## SHORT TASK
Note each line that includes the word "chart". Copy those lines.

## MATERIAL PROVIDED
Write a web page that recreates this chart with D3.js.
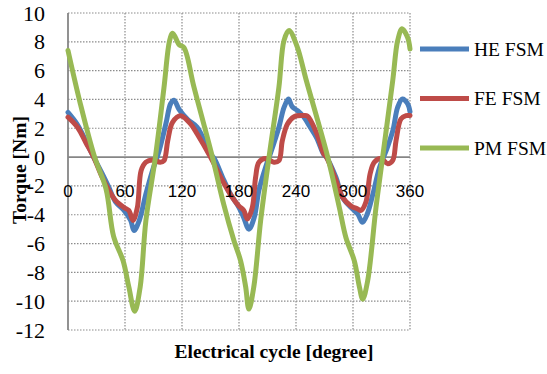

--

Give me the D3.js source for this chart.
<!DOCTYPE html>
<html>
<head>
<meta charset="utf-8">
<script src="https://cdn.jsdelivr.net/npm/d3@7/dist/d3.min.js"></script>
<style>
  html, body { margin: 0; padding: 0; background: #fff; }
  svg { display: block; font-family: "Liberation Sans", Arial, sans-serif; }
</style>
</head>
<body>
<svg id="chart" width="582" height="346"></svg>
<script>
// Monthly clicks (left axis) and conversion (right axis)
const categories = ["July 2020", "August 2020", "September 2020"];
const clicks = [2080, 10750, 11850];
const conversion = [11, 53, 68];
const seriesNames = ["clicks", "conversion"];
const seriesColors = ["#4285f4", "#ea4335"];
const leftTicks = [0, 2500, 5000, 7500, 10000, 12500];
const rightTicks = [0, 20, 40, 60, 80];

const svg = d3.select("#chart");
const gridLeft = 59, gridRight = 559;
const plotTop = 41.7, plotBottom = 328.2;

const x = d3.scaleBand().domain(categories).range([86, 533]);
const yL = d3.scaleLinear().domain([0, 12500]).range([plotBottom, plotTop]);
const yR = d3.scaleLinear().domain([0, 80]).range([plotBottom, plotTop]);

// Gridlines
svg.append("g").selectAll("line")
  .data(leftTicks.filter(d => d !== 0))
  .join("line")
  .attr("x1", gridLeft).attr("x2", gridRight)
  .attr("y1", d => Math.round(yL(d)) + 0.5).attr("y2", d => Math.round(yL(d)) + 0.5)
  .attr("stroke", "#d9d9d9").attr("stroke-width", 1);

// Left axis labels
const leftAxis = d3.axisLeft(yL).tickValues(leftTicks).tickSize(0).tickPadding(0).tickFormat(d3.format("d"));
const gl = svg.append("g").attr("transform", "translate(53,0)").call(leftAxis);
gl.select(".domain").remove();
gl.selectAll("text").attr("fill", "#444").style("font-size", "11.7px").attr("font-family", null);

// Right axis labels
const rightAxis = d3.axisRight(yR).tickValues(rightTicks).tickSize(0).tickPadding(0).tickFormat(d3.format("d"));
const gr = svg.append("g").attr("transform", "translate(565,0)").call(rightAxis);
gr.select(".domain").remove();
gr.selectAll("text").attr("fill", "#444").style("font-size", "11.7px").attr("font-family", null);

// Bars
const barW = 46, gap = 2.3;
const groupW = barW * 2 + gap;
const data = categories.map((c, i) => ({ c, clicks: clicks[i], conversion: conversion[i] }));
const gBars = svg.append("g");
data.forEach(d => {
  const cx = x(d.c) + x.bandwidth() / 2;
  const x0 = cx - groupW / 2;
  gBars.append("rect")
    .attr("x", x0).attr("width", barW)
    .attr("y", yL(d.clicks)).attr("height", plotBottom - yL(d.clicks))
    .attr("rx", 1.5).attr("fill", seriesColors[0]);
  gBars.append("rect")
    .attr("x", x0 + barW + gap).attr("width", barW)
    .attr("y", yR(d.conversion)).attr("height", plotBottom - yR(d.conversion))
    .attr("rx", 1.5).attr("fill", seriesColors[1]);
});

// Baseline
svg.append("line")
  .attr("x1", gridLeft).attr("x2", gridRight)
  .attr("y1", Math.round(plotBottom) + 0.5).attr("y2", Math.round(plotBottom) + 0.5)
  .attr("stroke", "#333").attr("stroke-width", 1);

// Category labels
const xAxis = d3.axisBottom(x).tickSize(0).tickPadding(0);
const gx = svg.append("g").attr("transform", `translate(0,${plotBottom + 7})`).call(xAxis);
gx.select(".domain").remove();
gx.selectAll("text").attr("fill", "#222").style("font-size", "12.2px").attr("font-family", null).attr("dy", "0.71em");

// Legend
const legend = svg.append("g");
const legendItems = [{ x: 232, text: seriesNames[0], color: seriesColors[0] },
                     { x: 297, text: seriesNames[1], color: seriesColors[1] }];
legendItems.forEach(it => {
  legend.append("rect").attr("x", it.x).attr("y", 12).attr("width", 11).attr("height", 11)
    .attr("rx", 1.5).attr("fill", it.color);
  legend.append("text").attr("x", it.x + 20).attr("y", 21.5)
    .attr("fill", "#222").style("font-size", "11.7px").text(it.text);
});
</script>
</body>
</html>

## EXERCISE SOLUTION
Write a web page that recreates this chart with D3.js.
Give me the D3.js source for this chart.
<svg id="chart" width="582" height="346"></svg>
const svg = d3.select("#chart");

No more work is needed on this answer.